Kupią ciągnik z beczką

Podczas ostatniej sesji Rady Gminy Rozogi (21 stycznia) radni wprowadzili do budżetu kwotę 85 tys. złotych. Będzie to wkład samorządu do zakupu ciągnika oraz beczki asenizacyjnej służących do konserwacji przydomowych oczyszczalni ścieków. Inwestycja warta ponad 200 tys. zł w około 75% ma być dofinansowana z zewnątrz. Stąd właśnie konieczność dokonania zmiany w budżecie.
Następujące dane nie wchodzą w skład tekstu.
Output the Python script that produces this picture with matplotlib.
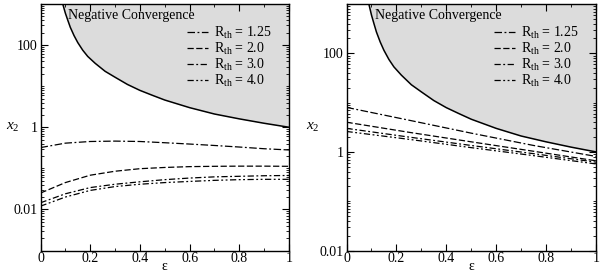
import matplotlib.pyplot as plt
import matplotlib.ticker as mticker

plt.rcParams['font.family'] = ['Liberation Serif', 'DejaVu Serif']
plt.rcParams['mathtext.fontset'] = 'custom'
plt.rcParams['mathtext.rm'] = 'Liberation Serif'
plt.rcParams['mathtext.it'] = 'Liberation Serif:italic'

# boundary of the negative convergence region (same in both panels)
eps_bound = [0.083, 0.09, 0.1, 0.11, 0.12, 0.135, 0.15, 0.17, 0.19, 0.22, 0.26,
             0.3, 0.35, 0.4, 0.45, 0.5, 0.6, 0.7, 0.8, 0.9, 1.0]
x2_bound = [1700, 980, 600, 400, 270, 170, 115, 75, 53, 36, 23,
            16.5, 11, 7.9, 6.0, 4.6, 3.0, 2.1, 1.6, 1.25, 1.0]

# left panel
eps_left = [0, 0.1, 0.2, 0.3, 0.4, 0.5, 0.6, 0.7, 0.8, 0.9, 1.0]
left_r125 = [0.32, 0.41, 0.45, 0.46, 0.45, 0.42, 0.39, 0.36, 0.33, 0.30, 0.28]
left_r20 = [0.025, 0.045, 0.068, 0.085, 0.098, 0.105, 0.11, 0.112, 0.113, 0.113, 0.112]
left_r30 = [0.0145, 0.024, 0.034, 0.041, 0.047, 0.053, 0.058, 0.062, 0.064, 0.066, 0.067]
left_r40 = [0.012, 0.02, 0.029, 0.036, 0.041, 0.045, 0.048, 0.051, 0.053, 0.054, 0.054]

# right panel
eps_right = [0, 0.25, 0.5, 0.75, 1.0]
right_r125 = [8.0, 4.4, 2.4, 1.35, 0.81]
right_r20 = [4.0, 2.5, 1.6, 1.03, 0.66]
right_r30 = [3.0, 2.0, 1.35, 0.92, 0.62]
right_r40 = [2.6, 1.8, 1.22, 0.84, 0.57]

labels = [r'R$_{\rm th}$ = 1.25', r'R$_{\rm th}$ = 2.0',
          r'R$_{\rm th}$ = 3.0', r'R$_{\rm th}$ = 4.0']
styles = [(0, (6, 2, 1.5, 2, 6, 2)), (0, (5, 2)), (0, (5, 2, 1.5, 2)),
          (0, (5, 2, 1.5, 2, 1.5, 2))]

fig = plt.figure(figsize=(6, 2.75), dpi=100)
ax1 = fig.add_axes([40.5 / 600, 24.5 / 275, 248.5 / 600, 246.5 / 275])
ax2 = fig.add_axes([346.5 / 600, 24.5 / 275, 249.5 / 600, 246.5 / 275])


def draw(ax, eps, series, ymin, ylab_x, text_x):
    ymax = 1000
    ax.fill_between(eps_bound, x2_bound, 5000, color='#dcdcdc', lw=0)
    ax.plot(eps_bound, x2_bound, color='black', lw=1.1)
    for vals, lab, ls in zip(series, labels, styles):
        ax.plot(eps, vals, color='black', lw=0.9, ls=ls, label=lab)
    ax.set_yscale('log')
    ax.set_xlim(0, 1)
    ax.set_ylim(ymin, ymax)
    ax.yaxis.set_major_locator(mticker.FixedLocator([0.01, 1, 100]))
    ax.yaxis.set_major_formatter(mticker.FixedFormatter(['0.01', '1', '100']))
    ax.yaxis.set_minor_locator(mticker.LogLocator(base=10, subs=range(1, 10), numticks=20))
    ax.yaxis.set_minor_formatter(mticker.NullFormatter())
    ax.xaxis.set_major_locator(mticker.MultipleLocator(0.2))
    ax.xaxis.set_minor_locator(mticker.MultipleLocator(0.1))
    ax.xaxis.set_major_formatter(mticker.FuncFormatter(lambda v, p: '%g' % round(v, 1)))
    ax.tick_params(which='both', direction='in', top=True, right=True, labelsize=10)
    ax.tick_params(axis='x', pad=1)
    ax.tick_params(axis='y', pad=2)
    ax.tick_params(which='major', length=5, width=0.8)
    ax.tick_params(which='minor', length=2.5, width=0.6)
    ax.set_xlabel('ε', fontsize=10, va='baseline')
    ax.xaxis.set_label_coords(0.5, -0.078)
    ax.set_ylabel('$x_2$', fontsize=11, rotation=0, va='center', ha='center')
    ax.yaxis.set_label_coords(ylab_x, 0.5)
    ax.text(text_x, 0.955, 'Negative Convergence', transform=ax.transAxes,
            fontsize=10, va='center', ha='left')
    ax.legend(loc='upper right', bbox_to_anchor=(0.93, 0.915), frameon=False,
              fontsize=10, handlelength=1.5, handletextpad=0.4,
              labelspacing=0.0, borderaxespad=0.0, borderpad=0.0)
    for s in ax.spines.values():
        s.set_linewidth(1.0)


draw(ax1, eps_left, [left_r125, left_r20, left_r30, left_r40], 0.001, -0.11, 0.11)
draw(ax2, eps_right, [right_r125, right_r20, right_r30, right_r40], 0.01, -0.135, 0.115)

fig.savefig('out.png', dpi=100)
- Musieliśmy zdążyć ze złożeniem wniosku na dofinansowanie, a termin upływał 25 stycznia – tłumaczy wójt Józef Zapert. Gmina Rozogi była jedną z pierwszych w Polsce, które zdecydowały się na budowę przydomowych oczyszczalni ścieków na terenach kolonijnych, gdzie budowa kanalizacji byłaby nieekonomiczna. Według wójta, zakończona w ubiegłym roku inwestycja, na razie się sprawdza i do funkcjonowania oczyszczalni nie ma większych uwag. Ich konserwacją zajmują się pracownicy urzędu. Zapowiedź pójścia w ślady Rozóg słychać już także z innych samorządów. Podobne rozwiązanie w gminie Dźwierzuty chciałby wprowadzić też wójt Czesław Wierzuk. Zdaniem Józefa Zaperta teraz może być już trudno z uzyskaniem dofinansowania do przydomowych oczyszczalni, bo środki na ten cel powoli się kończą. Wójt Rozóg zapowiada także dokładniejsze kontrole związane z odprowadzaniem ścieków pośród tych, którzy na oczyszczalnie się nie zdecydowali.

- Pracownicy urzędu będą sprawdzać, czy właściciele gospodarstw mają aktualne umowy i rachunki za wywóz nieczystości – mówi.